昨年秋、米国のIT大手企業は訪中し、生産基地の脱中国計画を示唆した。米中貿易戦争の妥結を中国側に促したものだ。この話は、どうやら本気で進みそうである。台湾企業の鴻海は、候補地としてインドとベトナムを上げているが、消費市場としての魅力を考えると、インド進出が有望という。
『ウォール・ストリート・ジャーナル』(1月23日付)は、「鴻海がインドでiPhone生産検討、アップルの脱中国支援か」と題する記事を掲載した。
(1)「アップルの「iPhone(アイフォーン)」の主要サプライヤーである台湾の鴻海(ホンハイ)精密工業が、インドでのiPhone生産を検討していることが分かった。実現すれば、アップルは生産・販売の両面で中国への依存を軽減できる可能性がある。関係筋が明らかにした。鴻海は現在、アップルの委託を受けてiPhoneの大部分を中国で生産している」
アップルは、生産と販売の両面で中国に依存している。この一方的な関係を改めるには、生産基地を他国へ移すことだ。これが、中国への交渉力を高めることになろう。
(2)「関係筋によると、鴻海幹部はインドでの生産計画を予算案に盛り込むかどうか検討しており、郭台銘(テリー・ゴウ)董事長らを含む経営幹部が来月の旧正月(春節)後にインドを訪問する予定だという。米中通商紛争の長期化を受けて、多くのテクノロジー企業は中国に集中するサプライチェーン(供給網)の見直しを迫られており、鴻海が生産拠点としてインドに目を向けるのもこうした事情からだ」
米中は、覇権争いの関係である。短期的に、問題が収束するはずがない。長期的な展望に立てば、脱中国が最も賢明な策になろう。
(3)「中国市場が厳しさを増す一方で、インドは世界のハイテク企業を引きつけている。インドは生産拠点としてだけでなく、13億人の消費者を抱える巨大市場としても魅力的だ。調査会社イーマケターによると、インドのスマートフォン普及率はまだ25%程度にとどまる。アップルはインド市場の攻略に苦戦しており、昨年の市場シェアは2017年の約2%からさらに約1%に落ち込んだ」
インドは、いずれ世界一の人口になる。経済成長率では、インドが中国を抜いている。市場としての有望性のほかに、民主主義国であるから米国と政治的対立のリスクはない。インドが、サプライチェーンとして多少の問題点を抱えていても、それを克服して行かなければならない。

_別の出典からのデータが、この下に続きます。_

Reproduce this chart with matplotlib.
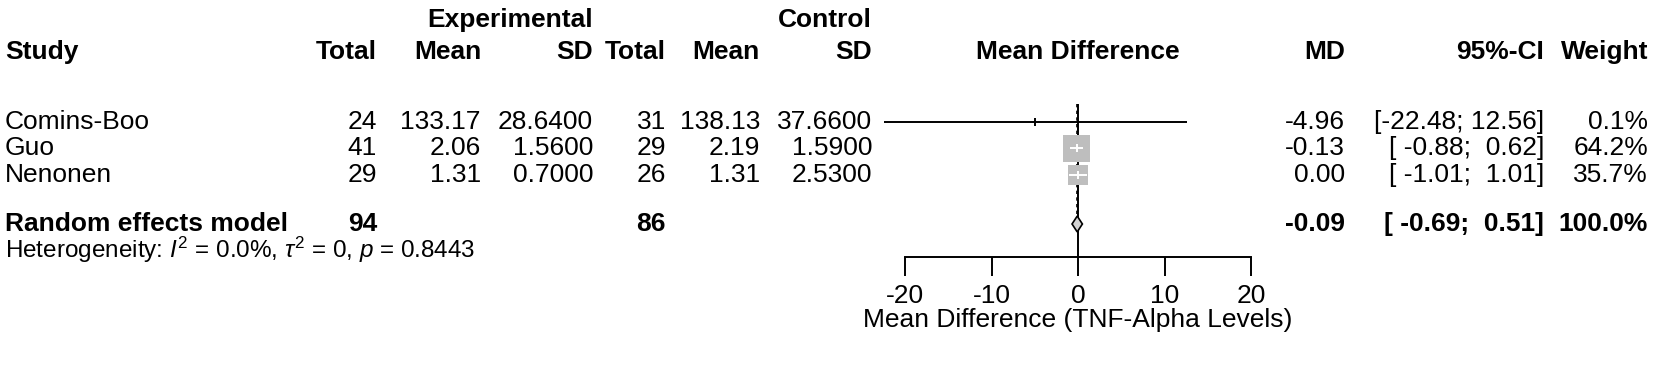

(4)「アップルがインドで苦戦している理由の1つには、iPhoneが他のブランドに比べて相対的に値段が高いことがあるとされる。高額スマホをインドで生産できれば、アップルは中国からの輸入品に対して課されている20%の関税を回避することで、インドでの販売価格を引き下げることができるかもしれない。関係筋によると、鴻海は中国に代わる生産拠点として、ベトナムとインドを候補地として検討していたが、市場の潜在成長力の高さからインドへと傾いているという。ただ、インドで生産を行う上で、労働者の精密な製造技術能力やインフラ、サプライチェーンの厚みが中国に比べて劣る点などがネックとして指摘されているようだ。
アップル・鴻海は、次の生産基地としてインドを選ぶとすれば、中国には衝撃であろう。中国が、「世界の工場」から滑り落ちる前兆になるからだ。